Rerolling only works if the RNG is truly random -- like with actual dice or something.

So yeah.. I have no idea how you'd get perfectly uniform distribution here.  So multiply-and-drop-low-byte approach is going to be as good as anything.

/EDIT


EDIT 2:

Or maybe I'm wrong and rerolling would work?  I don't know, I'm not confident in either answer.  =x

/EDIT 2

The nonuniformity due to re-rolling diminishes rapidly with cycle length.

[Bisqwit]

If you need to do division / modulo (or even just multiplication), here is an article I have written that may be of help. https://bisqwit.iki.fi/story/howto/bitmath/

[Trax]

I'm not particulary knowledgeable in random number generation, but my first instinct for the problem of non power of 2 ranges would be this: assuming you start with an acceptable 00-FF random value, repeatedly subtract the length of your desired range (e.g., for 0-9, use 10, decimal) until you reach a number under that value. You will end up with 0-9 all the time, but I can't say if the final result will be reasonably uniform with a larg enough sample. However, with lower ranges, it may become quite costly in terms of CPU cycles. And even more so if you're using multiple bytes.

[Bregalad]

This will obviously lead to non-uniform results : In that specific case (using a 8-bit random value as a source of a random number in the range 0-9), you will get 0-5 more often than 6-9; Because you'd get 0-5 if the RNG triggered 250-255; so there's a 1/25 supplementary chance of them happening.
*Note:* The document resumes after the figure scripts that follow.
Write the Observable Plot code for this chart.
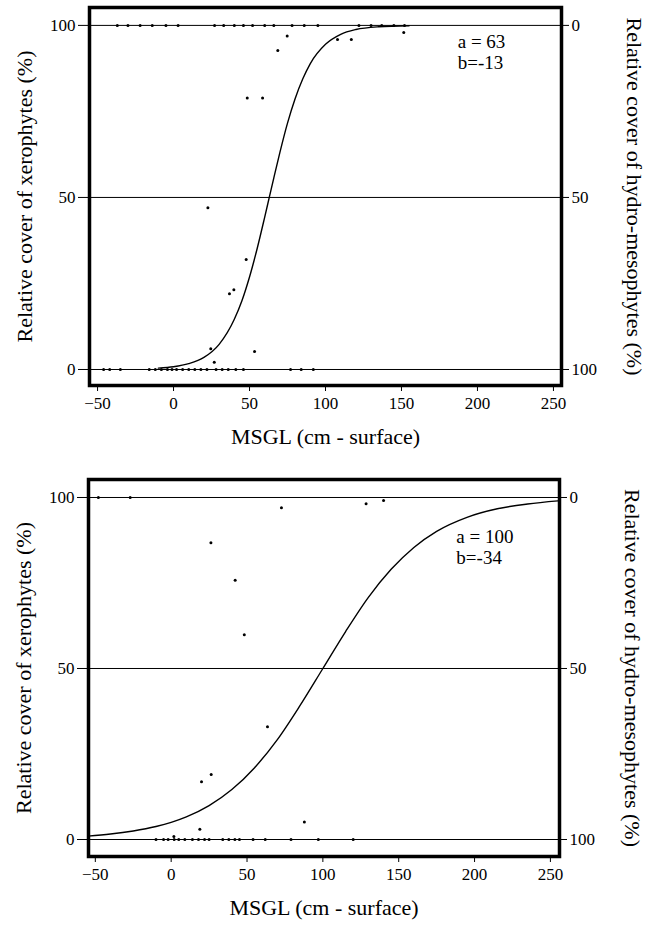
<!DOCTYPE html>
<html>
<head>
<meta charset="utf-8">
<script src="https://cdn.jsdelivr.net/npm/d3@7"></script>
<script src="https://cdn.jsdelivr.net/npm/@observablehq/plot@0.6"></script>
</head>
<body style="margin:0;background:#fff">
<div id="chart"></div>
<script>
// ---------- data ----------
const xTicks = [-50, 0, 50, 100, 150, 200, 250];
const yTicks = [0, 50, 100];
const xLabel = "MSGL (cm - surface)";
const yLabelLeft = "Relative cover of xerophytes (%)";
const yLabelRight = "Relative cover of hydro-mesophytes (%)";

// Panel 1 (a = 63, b = -13)
const topParams = ["a = 63", "b=-13"];
const topCurveX = [-10, 0, 10, 20, 30, 40, 45, 50, 55, 60, 63, 66, 70, 75, 80, 85, 90, 100, 110, 120, 135, 155];
const topCurveY = [0.4, 0.8, 1.7, 3.5, 7.3, 14.6, 20, 26.9, 35.1, 44.3, 50, 55.7, 63.1, 71.6, 78.7, 84.4, 88.9, 94.5, 97.4, 98.8, 99.6, 99.9];
const topPtsX = [48.5, 58.6, 68.6, 74.8, 107.9, 117, 151.5, 22.6, 47.8, 36.8, 39.7, 24.5, 26.8, 53.3,
  -37, -30, -22, -14, -5, 3, 27, 33, 40, 46, 52, 60, 66, 78, 86, 95, 122, 130, 137, 145, 152,
  -46, -42, -35, -16, -12, -8, -4, -1, 2, 6, 10, 14, 18, 22, 28, 32, 36, 41, 46, 77, 84, 92];
const topPtsY = [78.9, 78.9, 92.7, 96.9, 95.9, 95.9, 97.9, 47.0, 32.0, 22.0, 23.2, 6.0, 2.1, 5.2,
  100, 100, 100, 100, 100, 100, 100, 100, 100, 100, 100, 100, 100, 100, 100, 100, 100, 100, 100, 100, 100,
  0, 0, 0, 0, 0, 0, 0, 0, 0, 0, 0, 0, 0, 0, 0, 0, 0, 0, 0, 0, 0, 0];

// Panel 2 (a = 100, b = -34)
const botParams = ["a = 100", "b=-34"];
const botCurveX = [-55, -40, -25, -10, 0, 10, 25, 40, 55, 70, 85, 100, 115, 130, 145, 160, 175, 195, 215, 235, 255];
const botCurveY = [1.0, 1.6, 2.5, 3.8, 5.0, 6.6, 9.9, 14.6, 21.0, 29.2, 39.2, 50, 60.8, 70.8, 79.0, 85.4, 90.1, 94.2, 96.7, 98.1, 99.0];
const botPtsX = [72.7, 26.2, 42.2, 48.2, 128.5, 140, 63.5, 26.4, 20, 18.9, 87.8, 1.8,
  -10, -5, -2, 2, 5, 9, 14, 18, 22, 25, 34, 38, 42, 45, 54, 62, 79, 97, 120,
  -27, -48];
const botPtsY = [97.0, 86.8, 75.8, 59.9, 98.2, 99.1, 33.0, 19.0, 16.9, 3.0, 5.1, 0.9,
  0, 0, 0, 0, 0, 0, 0, 0, 0, 0, 0, 0, 0, 0, 0, 0, 0, 0, 0,
  100, 100];

// ---------- drawing ----------
const FONT = "Liberation Serif";

function panel({height, marginTop, marginBottom, marginLeft, marginRight, xDomain, yDomain,
                curveX, curveY, ptsX, ptsY, params, paramX, paramY}) {
  const curve = curveX.map((x, i) => ({x, y: curveY[i]}));
  const pts = ptsX.map((x, i) => ({x, y: ptsY[i]}));
  const ann = params.map((t, i) => ({t, x: paramX, y: paramY[i]}));
  const txt = {fontFamily: FONT, fill: "#000"};
  return Plot.plot({
    width: 652,
    height,
    marginTop, marginBottom, marginLeft, marginRight,
    x: {domain: xDomain},
    y: {domain: yDomain},
    marks: [
      Plot.ruleY(yTicks, {stroke: "#000", strokeWidth: 1}),
      Plot.axisX({ticks: xTicks, tickSize: 6, tickPadding: 5, label: null, fontSize: 17, ...txt, stroke: "#000"}),
      Plot.axisY({anchor: "left", ticks: yTicks, tickSize: 11, tickPadding: 3, label: null, fontSize: 17, ...txt, stroke: "#000"}),
      Plot.axisY({anchor: "right", ticks: yTicks, tickSize: 7, tickPadding: 3, label: null, fontSize: 17, ...txt, stroke: "#000",
                  tickFormat: d => String(100 - d)}),
      Plot.dot(pts, {x: "x", y: "y", r: 1.5, fill: "#000", stroke: null}),
      Plot.line(curve, {x: "x", y: "y", curve: "monotone-x", stroke: "#000", strokeWidth: 1.4}),
      Plot.text(ann, {x: "x", y: "y", text: "t", textAnchor: "start", fontSize: 19, ...txt}),
      Plot.frame({stroke: "#000", strokeWidth: 3.5}),
      Plot.text([xLabel], {frameAnchor: "bottom", textAnchor: "middle", dy: 58, fontSize: 22, ...txt}),
      Plot.text([yLabelLeft], {frameAnchor: "left", textAnchor: "middle", dx: -65, rotate: -90, fontSize: 22, ...txt}),
      Plot.text([yLabelRight], {frameAnchor: "right", textAnchor: "middle", dx: 73, rotate: 90, fontSize: 22, ...txt})
    ]
  });
}

const chart = document.getElementById("chart");
chart.appendChild(panel({
  height: 472, marginTop: 7, marginBottom: 87, marginLeft: 89, marginRight: 91,
  xDomain: [-55.3, 255.3], yDomain: [-4.65, 105.2],
  curveX: topCurveX, curveY: topCurveY, ptsX: topPtsX, ptsY: topPtsY,
  params: topParams, paramX: 187, paramY: [95.1, 89.0]
}));
chart.appendChild(panel({
  height: 454, marginTop: 7, marginBottom: 70, marginLeft: 88, marginRight: 93,
  xDomain: [-54.5, 256], yDomain: [-4.97, 105.26],
  curveX: botCurveX, curveY: botCurveY, ptsX: botPtsX, ptsY: botPtsY,
  params: botParams, paramX: 188, paramY: [88.6, 82.2]
}));
</script>
</body>
</html>
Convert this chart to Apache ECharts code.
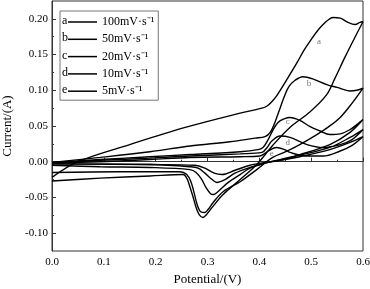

The only simple way to have uniform result is to do a RNG for the upper power of 2 (in this case, 16 with 4-bit RNG); and re-trigger the RNG if the result is outide of the range (in this case 10-15).

[PolishedTurd]

I ended up finding some truly elegant algorithms online that seemed to satisfy (practically if not academically) the problem of uniform distribution for any input operand up to, say, 32. If I recall, it involved integer division and some clever rounding to get "close enough."

Unfortunately, real life caught up with me pretty hard and I had to table the project. Pretty sure I kept my notes though, and I'd love to get back to it.

I'll look for them at the next opportunity and post what I found.

[tertu]

Here's something that I found that doesn't need division. It's pretty much what Bregalad was suggesting.

Code: [Select]

random_in_range:
  sta scratch
  clc
  sbc #1
  ora #1
  ldx #$FF
  ;determine which mask to use by counting leading zeroes
  @count: inx
  rol a
  bcc @count
  ;loop until random <= range-1
  @try: jsr random
  and mask_bytes, x
  cmp scratch
  bcs @try
  rts
mask_bytes: .db $FF, $7F, $3F, $1F, $0F, $07, $03, $01

EDIT: As other people have said, if the period's too short this can cause problems, but there are algorithms you can use that fit pretty nicely on the 6502 and have periods on the order of 2³², which is probably long enough that it's fine.